Cinematic Considerations: Spider-Man: Across the Spider-Verse


Plot: “Miles Morales catapults across the Multiverse, where he encounters a team of Spider-People charged with protecting its very existence. When the heroes clash on how to handle a new threat, Miles must redefine what it means to be a hero.” -IMDB 

Review: As a kid, on trips to the grocery store with my mom, I would plant myself in front of the magazine stand. While my mom shopped, I would rifle through the newest comic book releases. Often, I would finish an issue or two before she reached the check-out stand. Occasionally, I would hide issues between the rack and the wall. With enough allowance on my next visit, I would pull out the issue and purchase it with my money.  

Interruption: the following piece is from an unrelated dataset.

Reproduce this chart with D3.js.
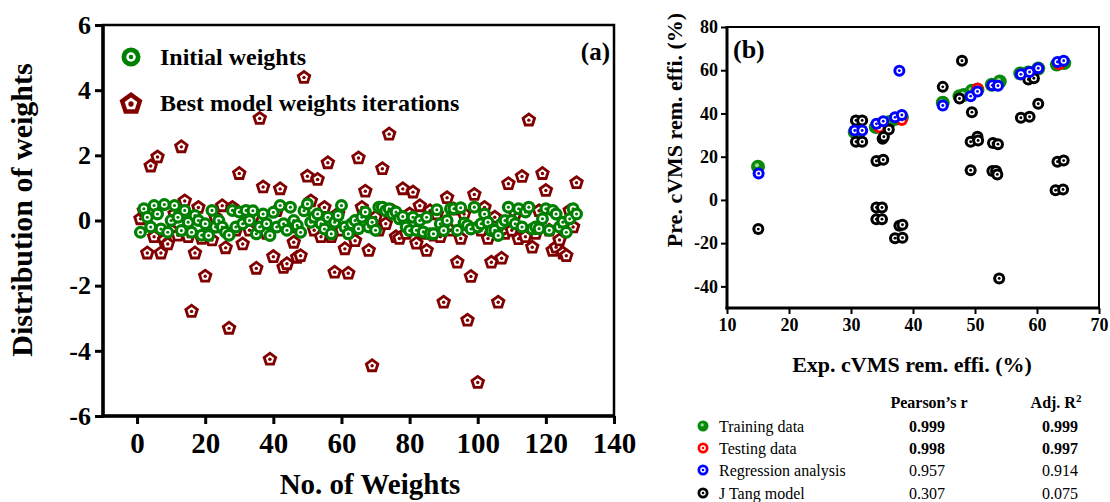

I gravitated to issues about Batman, Spider-Man, and the X-Men. As a nerdy little kid with thick glasses, I saw myself in the normalness of Bruce Wayne, the youth of Peter Parker, and the special talents of Charles Xavier’s crew. In these stories, I would escape. In the backyard with my brothers, we would construct magical worlds based on my favorite characters. Playing pretend, our imaginations were the only limits.  

With the explosion of comic book inspired movies on the big screen, I have longed for a story that matches the imagination of my childhood. No movie has come as close to matching that power as Spider-Man: Across the Spider-Verse.  

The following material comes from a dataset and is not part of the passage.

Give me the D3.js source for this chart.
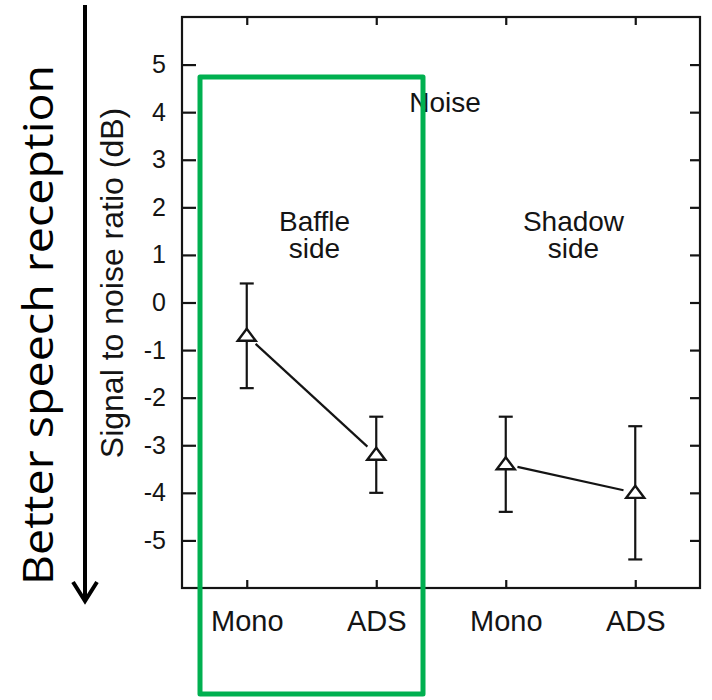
<!DOCTYPE html>
<html>
<head>
<meta charset="utf-8">
<script src="https://cdn.jsdelivr.net/npm/d3@7"></script>
<style>
  body { margin: 0; background: #fff; }
</style>
</head>
<body>
<div id="chart"></div>
<script>
// Data
var categories = ["Mono", "ADS", "Mono", "ADS"];
var groups = ["Baffle side", "Shadow side"];
var means = [-0.7, -3.2, -3.4, -4.0];
var upper = [0.4, -2.4, -2.4, -2.6];
var lower = [-1.8, -4.0, -4.4, -5.4];
var yTicks = [-5, -4, -3, -2, -1, 0, 1, 2, 3, 4, 5];
var panelTitle = "Noise";
var yTitle = "Signal to noise ratio (dB)";
var sideNote = "Better speech reception";

// Styles
var fontFamily = "'Liberation Sans', Arial, Helvetica, sans-serif";
var ink = "#141414";
var green = "#00B050";
var lineW = 2.2;

const width = 712;
const height = 700;

// Plot frame (note: "top" is reserved on window, so prefix these)
var frameLeft = 182, frameRight = 700, frameTop = 17, frameBottom = 588;

var svg = d3.select("#chart")
	.append("svg")
	.attr("width", width)
	.attr("height", height);

var idx = d3.range(categories.length);

var x = d3.scalePoint()
	.domain(idx)
	.range([frameLeft, frameRight])
	.padding(0.5);

var y = d3.scaleLinear()
	.domain([-6, 6])
	.range([frameBottom, frameTop]);

// Axes, ticks pointing inward on all four sides
var gLeft = svg.append("g")
	.attr("transform", "translate(" + frameLeft + ",0)")
	.call(d3.axisLeft(y).tickValues(yTicks).tickSizeInner(-14).tickSizeOuter(0).tickPadding(16)
		.tickFormat(function(d){ return String(d); }));  // plain hyphen, like the figure

var gRight = svg.append("g")
	.attr("transform", "translate(" + frameRight + ",0)")
	.call(d3.axisRight(y).tickValues(yTicks).tickSizeInner(-10).tickSizeOuter(0).tickFormat(""));

var gTop = svg.append("g")
	.attr("transform", "translate(0," + frameTop + ")")
	.call(d3.axisTop(x).tickSizeInner(-8).tickSizeOuter(0).tickFormat(""));

var gBottom = svg.append("g")
	.attr("transform", "translate(0," + frameBottom + ")")
	.call(d3.axisBottom(x).tickSizeInner(-8).tickSizeOuter(0).tickPadding(22)
		.tickFormat(function(i){ return categories[i]; }));

[gLeft, gRight, gTop, gBottom].forEach(function(g){
	g.select(".domain").remove();
	g.selectAll(".tick line").attr("stroke", ink).attr("stroke-width", lineW);
	g.selectAll(".tick text")
		.attr("fill", ink)
		.style("font-family", fontFamily);
});
gLeft.selectAll(".tick text").style("font-size", "25px");
gBottom.selectAll(".tick text").style("font-size", "29px");

svg.append("rect")
	.attr("x", frameLeft)
	.attr("y", frameTop)
	.attr("width", frameRight - frameLeft)
	.attr("height", frameBottom - frameTop)
	.attr("fill", "none")
	.attr("stroke", ink)
	.attr("stroke-width", lineW);

// Y axis title
svg.append("text")
	.attr("transform", "translate(123,283) rotate(-90)")
	.attr("text-anchor", "middle")
	.style("font-family", fontFamily)
	.style("font-size", "32px")
	.attr("fill", ink)
	.text(yTitle);

// Panel title and group labels
svg.append("text")
	.attr("x", (frameLeft + frameRight) / 2 + 4)
	.attr("y", 112)
	.attr("text-anchor", "middle")
	.style("font-family", fontFamily)
	.style("font-size", "28px")
	.attr("fill", ink)
	.text(panelTitle);

groups.forEach(function(name, gi){
	var cx = (x(gi * 2) + x(gi * 2 + 1)) / 2 + 3;
	name.split(" ").forEach(function(w, wi){
		svg.append("text")
			.attr("x", cx)
			.attr("y", 231 + wi * 27)
			.attr("text-anchor", "middle")
			.style("font-family", fontFamily)
			.style("font-size", "28px")
			.attr("fill", ink)
			.text(w);
	});
});

// Error bars
var capHalf = 7;
var bars = svg.append("g")
	.attr("stroke", ink)
	.attr("stroke-width", lineW);

idx.forEach(function(i){
	var cx = x(i);
	bars.append("line").attr("x1", cx).attr("x2", cx).attr("y1", y(upper[i])).attr("y2", y(lower[i]));
	bars.append("line").attr("x1", cx - capHalf).attr("x2", cx + capHalf).attr("y1", y(upper[i])).attr("y2", y(upper[i]));
	bars.append("line").attr("x1", cx - capHalf).attr("x2", cx + capHalf).attr("y1", y(lower[i])).attr("y2", y(lower[i]));
});

// Connecting lines, stopped short of the markers
var gap = 12;
groups.forEach(function(name, gi){
	var a = gi * 2, b = gi * 2 + 1;
	var x1 = x(a), y1 = y(means[a]), x2 = x(b), y2 = y(means[b]);
	var len = Math.sqrt((x2 - x1) * (x2 - x1) + (y2 - y1) * (y2 - y1));
	var ux = (x2 - x1) / len, uy = (y2 - y1) / len;
	svg.append("line")
		.attr("x1", x1 + ux * gap)
		.attr("y1", y1 + uy * gap)
		.attr("x2", x2 - ux * gap)
		.attr("y2", y2 - uy * gap)
		.attr("stroke", ink)
		.attr("stroke-width", lineW);
});

// Triangle markers
svg.append("g")
	.selectAll("path")
	.data(idx)
	.enter().append("path")
	.attr("d", "M0,-7L9,5L-9,5Z")
	.attr("transform", function(i){ return "translate(" + x(i) + "," + y(means[i]) + ")"; })
	.attr("fill", "#fff")
	.attr("stroke", ink)
	.attr("stroke-width", 2.4)
	.attr("stroke-linejoin", "miter");

// Green highlight box around the baffle side
svg.append("rect")
	.attr("x", 200)
	.attr("y", 77)
	.attr("width", 223)
	.attr("height", 617)
	.attr("fill", "none")
	.attr("stroke", green)
	.attr("stroke-width", 5)
	.attr("stroke-linejoin", "round");

// Side arrow and note
svg.append("line")
	.attr("x1", 85).attr("y1", 5)
	.attr("x2", 85).attr("y2", 600)
	.attr("stroke", "#000")
	.attr("stroke-width", 4);

svg.append("polyline")
	.attr("points", "73,582 85,601 97,582")
	.attr("fill", "none")
	.attr("stroke", "#000")
	.attr("stroke-width", 4);

svg.append("text")
	.attr("transform", "translate(53,325) rotate(-90)")
	.attr("text-anchor", "middle")
	.style("font-family", "'Open Sans', Lato, sans-serif")
	.style("font-size", "42px")
	.attr("fill", "#000")
	.attr("textLength", 520)
	.attr("lengthAdjust", "spacingAndGlyphs")
	.text(sideNote);
</script>
</body>
</html>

As a critic reviewing an animated film such as this, I struggle with finding something new to say. People will write countless reviews and think-pieces about this movie. People will discuss, debate, and appreciate the impact of a story that centers on the trials and tribulations of a BIPOC superhero for years to come. But how do I add something new to the conversation? The answer, for me, is to write authentically about how this film made me feel.  

Foremost, the animators once again knocked it out of the park with this movie. When the credits rolled, I felt as if the entire industry had taken a giant leap forward. Blending styles seamlessly and beautifully, it literally took my breath away. Their choices give vibrancy and life to the story. It often feels as if the movie is jumping from one of those comic books I used to devour (still devour).  

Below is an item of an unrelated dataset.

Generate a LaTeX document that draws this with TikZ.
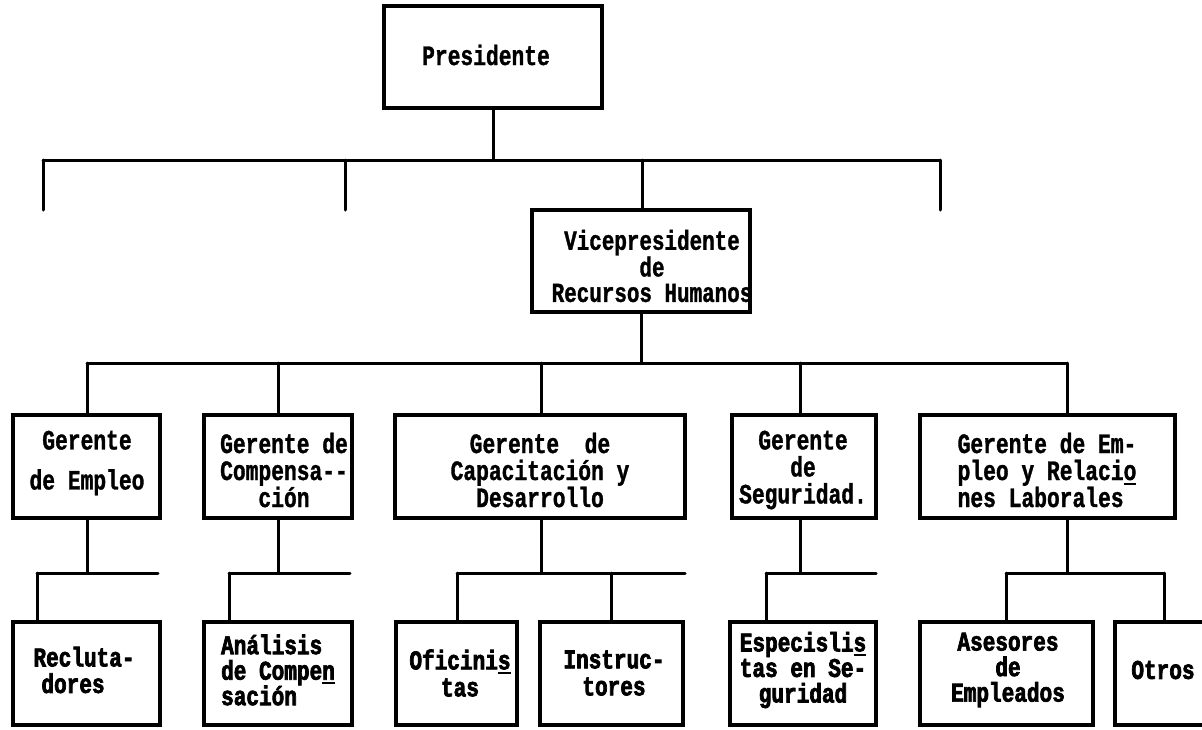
\documentclass[tikz,border=0pt]{standalone}
\usepackage{fontspec}
\setmainfont{Liberation Mono}[BoldFont={Liberation Mono Bold}, BoldFeatures={FakeBold=1.2}, FakeStretch=0.76]
\newfontfamily\heavyfont{Liberation Mono Bold}[FakeStretch=0.78, FakeBold=2.6]
\newcommand\lastul[1]{\makebox[0pt][l]{\rule[-4.5pt]{12.8pt}{2pt}}#1}
\begin{document}
\begin{tikzpicture}[x=1pt,y=-1pt,
  box/.style={draw, line width=3.2pt, inner sep=0pt},
  conn/.style={line width=3pt, line cap=round},
  upper/.style={font=\bfseries\fontsize{28}{27}\selectfont, align=center, inner sep=0pt},
  lower/.style={font=\heavyfont\fontsize{27}{25.5}\selectfont, align=center, inner sep=0pt}]
\useasboundingbox (0,0) rectangle (1202,729);

% boxes
\node[box, minimum width=218pt, minimum height=102pt] (pres) at (493,57) {};
\node[box, minimum width=218pt, minimum height=102pt] (vp) at (641,261) {};
\node[box, minimum width=147pt, minimum height=103pt] (b1) at (86.5,466.5) {};
\node[box, minimum width=148pt, minimum height=103pt] (b2) at (278,466.5) {};
\node[box, minimum width=290pt, minimum height=103pt] (b3) at (540,466.5) {};
\node[box, minimum width=144pt, minimum height=103pt] (b4) at (804,466.5) {};
\node[box, minimum width=255pt, minimum height=103pt] (b5) at (1047.5,466.5) {};
\node[box, minimum width=147pt, minimum height=103pt] (s1) at (86.5,673.5) {};
\node[box, minimum width=148pt, minimum height=103pt] (s2) at (278,673.5) {};
\node[box, minimum width=121pt, minimum height=103pt] (s3) at (456.5,673.5) {};
\node[box, minimum width=143pt, minimum height=103pt] (s4) at (611.5,673.5) {};
\node[box, minimum width=146pt, minimum height=103pt] (s5) at (803,673.5) {};
\node[box, minimum width=173pt, minimum height=103pt] (s6) at (1006.5,673.5) {};
\node[box, minimum width=100pt, minimum height=103pt] (s7) at (1165,673.5) {};

% texts
\node[upper] (tpres) at (486,55) {Presidente};
\node[upper, font=\bfseries\fontsize{27.5}{25.5}\selectfont] (tvp) at (652,266) {Vicepresidente\\de\\Recursos Humanos};
\node[upper] (tb1) at (87,463) {Gerente\\[13pt]de Empleo};
\node[upper] (tb2) at (284,470) {Gerente de\\Compensa-{}-\\ción};
\node[upper] (tb3) at (540,470) {Gerente~~de\\Capacitación y\\Desarrollo};
\node[upper] (tb4) at (803,470) {Gerente\\de\\Seguridad.};
\node[upper, align=left] (tb5) at (1047,470) {Gerente de Em-\\pleo y Relaci\lastul{o}\\nes Laborales};
\node[lower, align=left, font=\heavyfont\fontsize{27}{26.5}\selectfont] (ts1) at (84,670) {Recluta-\\\hspace*{8pt}dores};
\node[lower, align=left] (ts2) at (278,670) {Análisis\\de Compe\lastul{n}\\sación};
\node[lower, font=\heavyfont\fontsize{27}{27}\selectfont] (ts3) at (460,673) {Oficini\lastul{s}\\tas};
\node[lower, font=\heavyfont\fontsize{27}{27}\selectfont] (ts4) at (614,673) {Instruc-\\tores};
\node[lower] (ts5) at (803,670) {Especisli\lastul{s}\\tas en Se-\\guridad};
\node[lower] (ts6) at (1008,670) {Asesores\\de\\Empleados};
\node[lower] (ts7) at (1163,670) {Otros};

% top level connectors
\coordinate (ta) at (43,160);
\coordinate (tb) at (345,160);
\coordinate (tc) at (642,160);
\coordinate (td) at (940,160);
\coordinate (ea) at (43,210);
\coordinate (eb) at (345,210);
\coordinate (ed) at (940,210);
\draw[conn] (pres.south) -- (pres.south |- ta);
\draw[conn] (ta) -- (td);
\draw[conn] (ta) -- (ea);
\draw[conn] (tb) -- (eb);
\draw[conn] (td) -- (ed);
\draw[conn] (tc) -- (tc |- vp.north);

% vice president to managers
\coordinate (ma) at (87,363);
\coordinate (mb) at (278,363);
\coordinate (mc) at (541,363);
\coordinate (md) at (800,363);
\coordinate (me) at (1067,363);
\draw[conn] (vp.south) -- (vp.south |- ma);
\draw[conn] (ma) -- (me);
\draw[conn] (ma) -- (ma |- b1.north);
\draw[conn] (mb) -- (mb |- b2.north);
\draw[conn] (mc) -- (mc |- b3.north);
\draw[conn] (md) -- (md |- b4.north);
\draw[conn] (me) -- (me |- b5.north);

% managers to staff
\coordinate (la1) at (37,573);
\coordinate (la2) at (158,573);
\draw[conn] (ma |- b1.south) -- (ma |- la1);
\draw[conn] (la1) -- (la2);
\draw[conn] (la1) -- (la1 |- s1.north);

\coordinate (lb1) at (229,573);
\coordinate (lb2) at (350,573);
\draw[conn] (mb |- b2.south) -- (mb |- lb1);
\draw[conn] (lb1) -- (lb2);
\draw[conn] (lb1) -- (lb1 |- s2.north);

\coordinate (lc1) at (457,573);
\coordinate (lc2) at (611,573);
\coordinate (lc3) at (685,573);
\draw[conn] (mc |- b3.south) -- (mc |- lc1);
\draw[conn] (lc1) -- (lc3);
\draw[conn] (lc1) -- (lc1 |- s3.north);
\draw[conn] (lc2) -- (lc2 |- s4.north);

\coordinate (ld1) at (766,573);
\coordinate (ld2) at (876,573);
\draw[conn] (md |- b4.south) -- (md |- ld1);
\draw[conn] (ld1) -- (ld2);
\draw[conn] (ld1) -- (ld1 |- s5.north);

\coordinate (le1) at (1006,573);
\coordinate (le2) at (1164,573);
\draw[conn] (me |- b5.south) -- (me |- le1);
\draw[conn] (le1) -- (le2);
\draw[conn] (le1) -- (le1 |- s6.north);
\draw[conn] (le2) -- (le2 |- s7.north);
\end{tikzpicture}
\end{document}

Next, beginning this story focused on Gwen Stacey (Hailee Stienfeld) emotionally grounded, a film that easily gives way to organized chaos. Make no mistake, no Marvel movie has made clearer use of the multi-verse, but still chaos reigns supreme. By focusing on Gwen before turning our attention to Miles Morales (Shameik Moore), we grow to understand the weight of the secret these heroes carry, as well as the sacrifices required to save the world and attempt a normal life.  

Of course, the north star of this story is Miles. Reuniting with Gwen, we understand the full breadth of the multi-verse and all the Spider people who look after it. In Miguel O’Hara (Oscar Isaac) and the Spider Society, Miles discovers a genuine challenge to overcome. Focused on the canon that is Spider-Man, the anomaly in the Spider-Verse Miles represents, and a villain who purposefully supports the story, we get a rich storyline with stakes that feel authentic.  

Finally, this film ends with a misdirection. I will not spoil it, but it genuinely fooled me. It felt so good to not easily predict the end. Relishing in this moment made the cliffhanger that sets up the third film even sweeter.   

Thinking more broadly about this film, it delivers on the promise of what a wonderfully conceived story about superheroes can be. It is not perfect, but it felt redemptive. Comic books possess rich stories with complex characters facing impossible challenges. It was about time one of these movies treated the source material with the respect it deserves.